Last year, the IMF reports that six out of ten of the world’s fastest growing economies are in Africa, measured by their GDP growth. The French treasury, for example, is receiving about 500 billion dollars, year in, year out, in foreign exchange reserves from African countries based on colonial debt they forced them to pay.
Former French president Jacques Chirac stated in an interview recently that we have to be honest and acknowledge that a big part of the money in our banks comes precisely from the exploitation of the African continent. In 2008, he stated that without Africa, France will slide down in the rank of a Third World power. This is what happens in the human world, in the world we have created.
Have you ever wondered how things work in nature? One would assume that in evolution the fittest survives. However in nature, any species that is overhunting, overexploiting the resources they depend on as nourishment, natural selection would sooner or later take the predator out, because it offsets the balance.
Now that I shared my perspective with you, I would like to share my initiatives with you. As a Sierra Leonean, I am a diamond expert. I find them in the rough. What nature created from the darkest substance, under the influence of heat and pressure, transforms into the strongest, most brilliant rocks.
These rocks have the consistency to sustain an entire nation. These will be our future leaders. Please meet the FOLORUNSHO creative collective I formed with 21 street kids that were orphaned and displaced as a result of the Sierra Leonean civil war, and ended up living in the street as early as age 3, growing up as outlaws of society.
These guys are my biggest inspiration. Destiny brought us together. I met them by a chance encounter in 2010. In 2011 they all started living with me, 21 in number. Wonderful things happen when creatives meet with mutual respect.

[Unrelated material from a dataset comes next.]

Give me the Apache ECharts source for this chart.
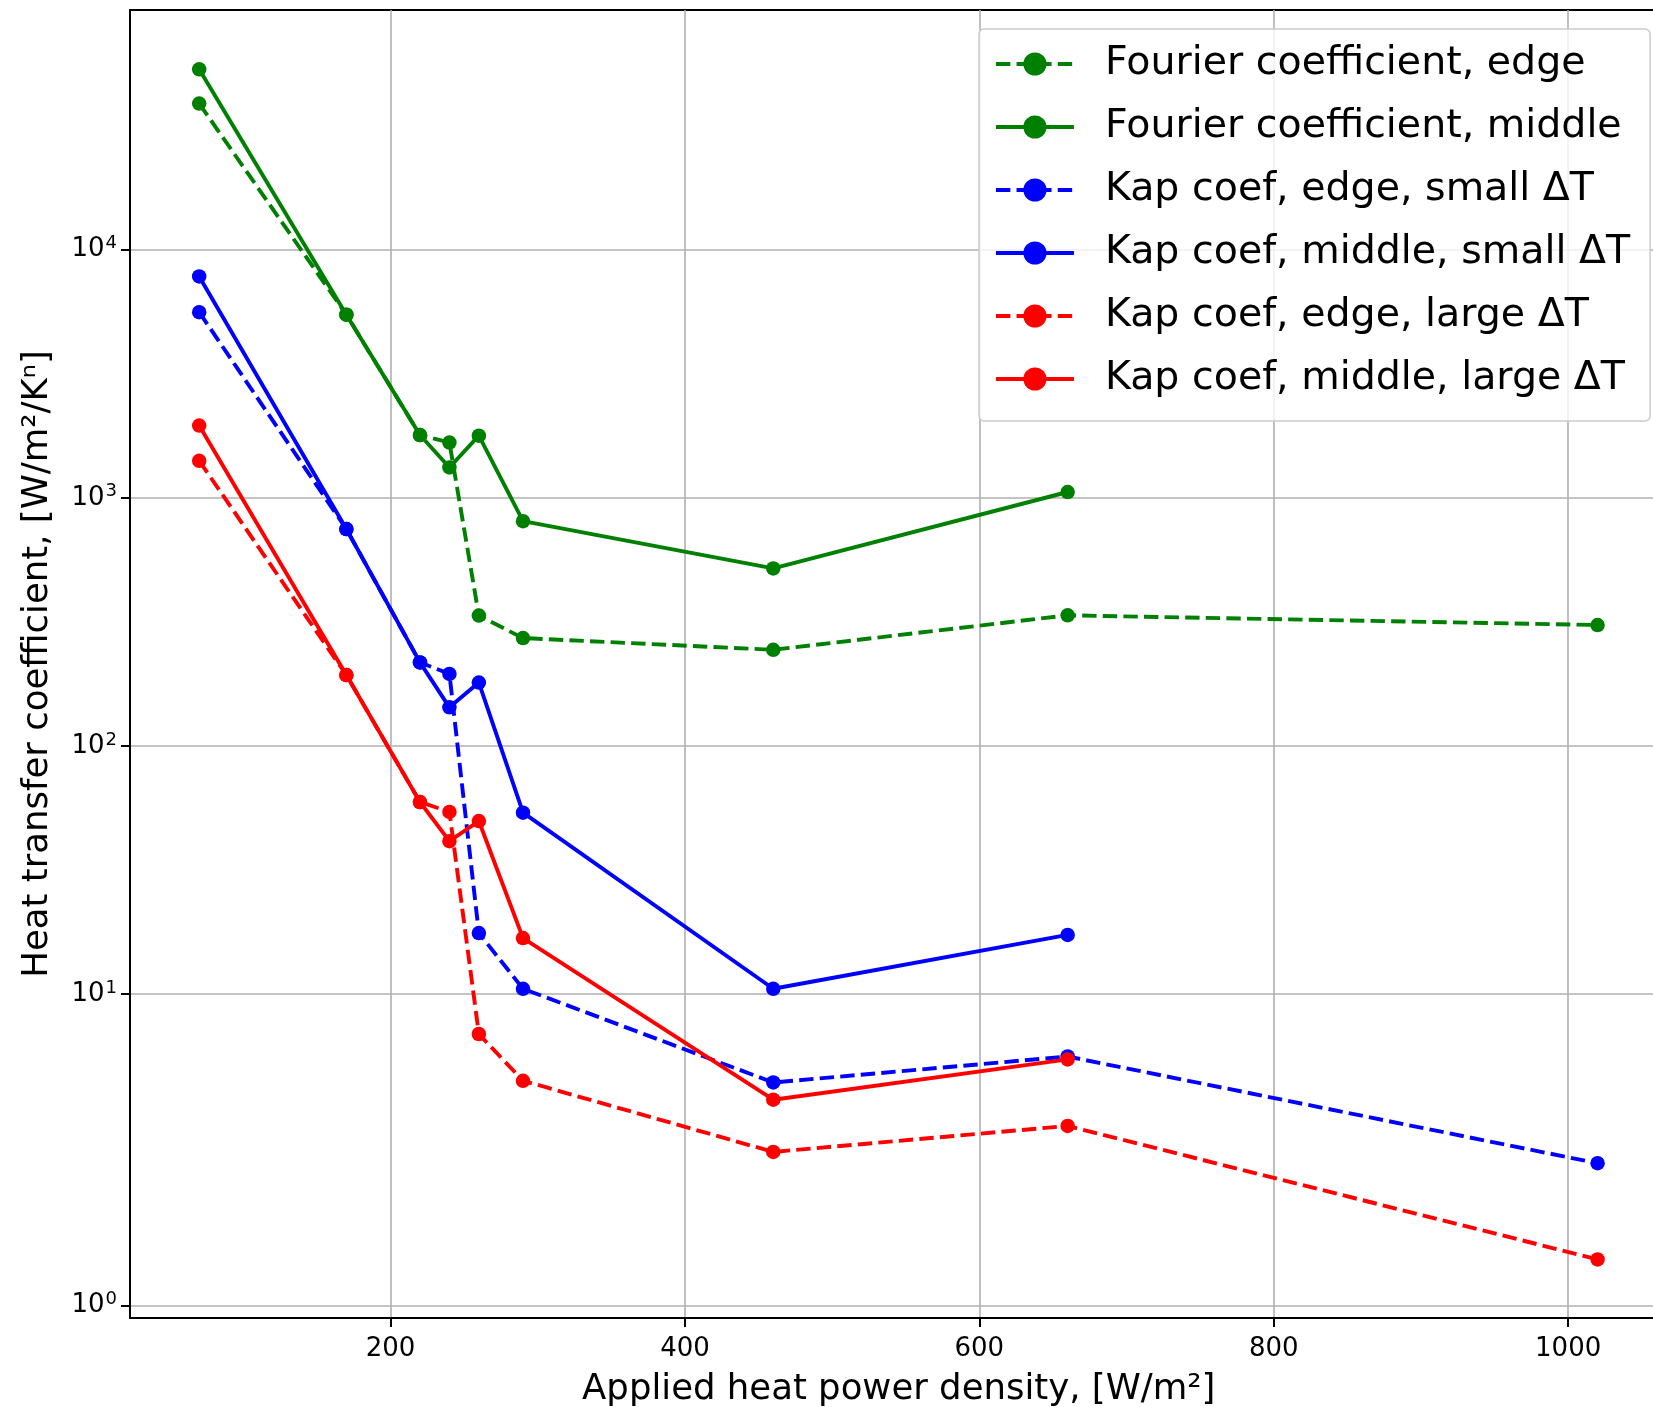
<!DOCTYPE html>
<html><head><meta charset="utf-8">
<script src="https://cdn.jsdelivr.net/npm/echarts@6/dist/echarts.min.js"></script>
<style>html,body{margin:0;padding:0;background:#fff;}#c{width:1653px;height:1407px;}</style>
</head><body><div id="c"></div>
<script>
// ---- data ----
const xValues = [70, 170, 220, 240, 260, 290, 460, 660, 1020];
const fourierEdge = [38800, 5470, 1790, 1670, 335, 272, 244, 336, 307];
const fourierMiddle = [53300, 5470, 1790, 1325, 1780, 805, 519, 1055];
const kapEdgeSmall = [5600, 748, 217, 195, 17.6, 10.5, 4.4, 5.6, 2.08];
const kapMiddleSmall = [7800, 748, 217, 143, 180, 53.8, 10.5, 17.3];
const kapEdgeLarge = [1410, 193, 59.4, 54.2, 6.9, 4.47, 2.31, 2.94, 1.333];
const kapMiddleLarge = [1955, 193, 59.4, 41.3, 49.8, 16.8, 3.75, 5.45];
const seriesNames = [
  'Fourier coefficient, edge',
  'Fourier coefficient, middle',
  'Kap coef, edge, small \u0394T',
  'Kap coef, middle, small \u0394T',
  'Kap coef, edge, large \u0394T',
  'Kap coef, middle, large \u0394T'
];
const xTickValues = [200, 400, 600, 800, 1000];
const yTickValues = [1, 10, 100, 1000, 10000];

// ---- symmetric-log scale (matplotlib symlog, linthresh=2, base 10) ----
const LINTHRESH = 2, LINSCALE_ADJ = 1 / (1 - 1 / 10);
function symlog(v) {
  return v <= LINTHRESH ? v * LINSCALE_ADJ : LINTHRESH * (LINSCALE_ADJ + Math.log10(v / LINTHRESH));
}
function invSymlog(u) {
  return u <= LINTHRESH * LINSCALE_ADJ ? u / LINSCALE_ADJ : LINTHRESH * Math.pow(10, u / LINTHRESH - LINSCALE_ADJ);
}

const FONT = 'DejaVu Sans';
function mk(name, ys, color, dashed) {
  return {
    name, type: 'line',
    data: ys.map((y, i) => [xValues[i], symlog(y)]),
    symbol: 'circle', symbolSize: 14.5, showSymbol: true,
    lineStyle: { color, width: 3.9, type: dashed ? [14.4, 6.2] : 'solid', cap: 'butt' },
    itemStyle: { color },
    emphasis: { disabled: true },
    animation: false
  };
}

const chart = echarts.init(document.getElementById('c'), null, { renderer: 'canvas' });
chart.setOption({
  backgroundColor: '#fff',
  animation: false,
  textStyle: { fontFamily: FONT },
  grid: {
    left: 130, top: 10, right: -14.5, bottom: 89,
    outerBoundsMode: 'none', containLabel: false,
    show: true, borderColor: '#000', borderWidth: 2, backgroundColor: 'transparent'
  },
  legend: {
    orient: 'vertical', left: 979, top: 29,
    padding: [15, 20, 22, 15],
    itemWidth: 78, itemHeight: 29, itemGap: 23,
    backgroundColor: 'rgba(255,255,255,0.8)',
    borderColor: '#cccccc', borderWidth: 1.5, borderRadius: 5,
    lineStyle: { width: 3.9 },
    textStyle: { fontSize: 39.5, color: '#000', fontFamily: FONT, lineHeight: 40, padding: [0, 0, 0, 26] },
    data: seriesNames
  },
  xAxis: {
    type: 'value', min: 23, max: 1067.5,
    axisLine: { show: true, onZero: false, lineStyle: { color: '#000', width: 2 } },
    axisTick: { show: true, length: 9, customValues: xTickValues, lineStyle: { color: '#000', width: 2 } },
    axisLabel: { customValues: xTickValues, fontSize: 26, color: '#000', fontFamily: FONT, margin: 18,
      formatter: v => String(Math.round(v)) },
    splitLine: { show: true, lineStyle: { color: '#b0b0b0', width: 1.6 } },
    name: 'Applied heat power density, [W/m\u00b2]', nameLocation: 'middle', nameGap: 54,
    nameTextStyle: { fontSize: 35.5, color: '#000', fontFamily: FONT }
  },
  yAxis: {
    type: 'value', min: symlog(1) - 0.1025, max: 11.552,
    axisLine: { show: true, onZero: false, lineStyle: { color: '#000', width: 2 } },
    axisTick: { show: true, length: 9, customValues: yTickValues.map(symlog), lineStyle: { color: '#000', width: 2 } },
    axisLabel: {
      customValues: yTickValues.map(symlog), color: '#000', fontFamily: FONT, margin: 13,
      formatter: v => '{b|10}{e|' + Math.round(Math.log10(invSymlog(v))) + '}',
      rich: {
        b: { fontSize: 26, fontFamily: FONT, color: '#000', lineHeight: 30 },
        e: { fontSize: 18, fontFamily: FONT, color: '#000', verticalAlign: 'top', lineHeight: 18, padding: [0, 0, 0, 1] }
      }
    },
    splitLine: { show: true, lineStyle: { color: '#b0b0b0', width: 1.6 } },
    name: 'Heat transfer coefficient, [W/m\u00b2/K\u207f]', nameLocation: 'middle', nameRotate: 90, nameGap: 74,
    nameTextStyle: { fontSize: 35.5, color: '#000', fontFamily: FONT }
  },
  series: [
    mk(seriesNames[0], fourierEdge, '#008000', true),
    mk(seriesNames[1], fourierMiddle, '#008000', false),
    mk(seriesNames[2], kapEdgeSmall, '#0000ff', true),
    mk(seriesNames[3], kapMiddleSmall, '#0000ff', false),
    mk(seriesNames[4], kapEdgeLarge, '#ff0000', true),
    mk(seriesNames[5], kapMiddleLarge, '#ff0000', false)
  ]
});
</script></body></html>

How did we go about it? Creativity; that same creativity that ensured their survival under the most adverse circumstances in the streets is channeled into outlets such as art, music, film and fashion. They made the impossible possible. From Lion Base in Sierra Leone to luxury fashion stores in Paris, New York and Berlin. This is what we created single-handedly, without a single cent in donations, without running water, without electricity, most of them not being able to read and write at the time when I met them. And now some of them are studying law, engineering, being filmmakers, and so on.
This is made with pure energy, inspiration and love in Freetown. With creativity and passion as the sole ingredient, we participate in a global market of international competition and find our way into the world’s most exclusive department stores, onto the bodies of the world’s fashion icons, and into the most distinguished art collections and exhibitions in Berlin, Paris, New York, Miami. A proven concept that produced self sufficient individuals, financing their own education into lawyers, engineers, filmmakers and artists, within only three years. A concept based on mutual respect and sharing, a blueprint that can be replicated anywhere, under any circumstances. I only had the vision and the insight to recognize diamonds in the rough, and was determined to prove to the world that the absence of donation produces quality in a self-sufficient manner.
I believe charity merely creates inferiority and dependency. I want to serve as a bridge between two worlds. I call home, to facilitate a fair exchange between two contrasting worlds that become powerful once balance is reinstalled. It’s not about charity, it’s about sharity. Today I invite you to change your perspective. Own your visions of a brighter world.
Never see lack, see abundance, always, everywhere, and watch the universe conspire. Don’t focus on problems but on the solution. Remember our perception of any given situation is the only thing that determines the outcome. I am Mallence I am German, too.
Change your channel. Thank you for your attention. Thank you for listening.